Trust Basics

What is a Trust?

A property owner creates a trust when they transfer the legal title, ownership of the property, to the Trustee, who has a legal duty to hold and manage the property in the best interest of the beneficiary (or beneficiaries).  The original property owner is usually the same person as the initial Trustee.

How is a Trust created?

The property owner (called the grantor or settlor) can write out the terms of the trust in a trust agreement or in a Will. The latter is called a testamentary trust, which is a trust that is created upon the death of the grantor (or testator).  If you have minor children, I draft your Will to contain a testamentary trust in order to provide for your minor child.

When a trust is created during the lifetime of the grantor, it is called a living trust.  Living trusts provide terms or rules for the management of property while the grantor is alive, and then provides for the distribution of assets after the grantor’s death.

What does a Trust cost?

The cost depends on the type of trust or the number of deeds, additional documents, and trusts involved.  This is why I charge hourly for trusts, but I do give estimates.

Why you probably don’t need or want a Trust.  A Trust is not for everyone. Click this link to find out why.

What are the advantages of Trusts?

Trusts allow for management and control over property for many years after death. A trust requires that property be controlled by the terms of the trust agreement.
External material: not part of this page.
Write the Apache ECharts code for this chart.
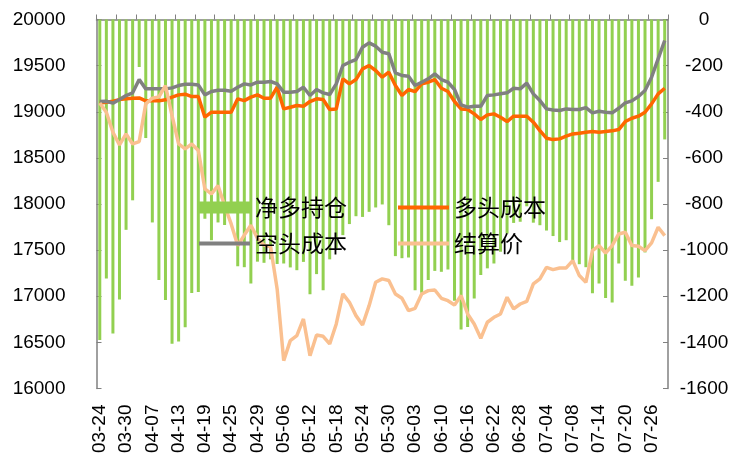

If privacy is your primary concern, then a trust is the best option because a trust can keep your property out of probate and can keep family assets and values private.

A living trust may also be appropriate if you own real estate in multiple states.  Depending on the laws of the state where the real estate is located, a trust may be used to avoid an ancillary probate in other states.

A trust is also a good way to plan for a spouse’s incapacity.  A trustee is legally obligated to spend the trust funds for the benefit of the beneficiary in accordance with the terms of the trust, and thus an incapacitated beneficiary may be better protected.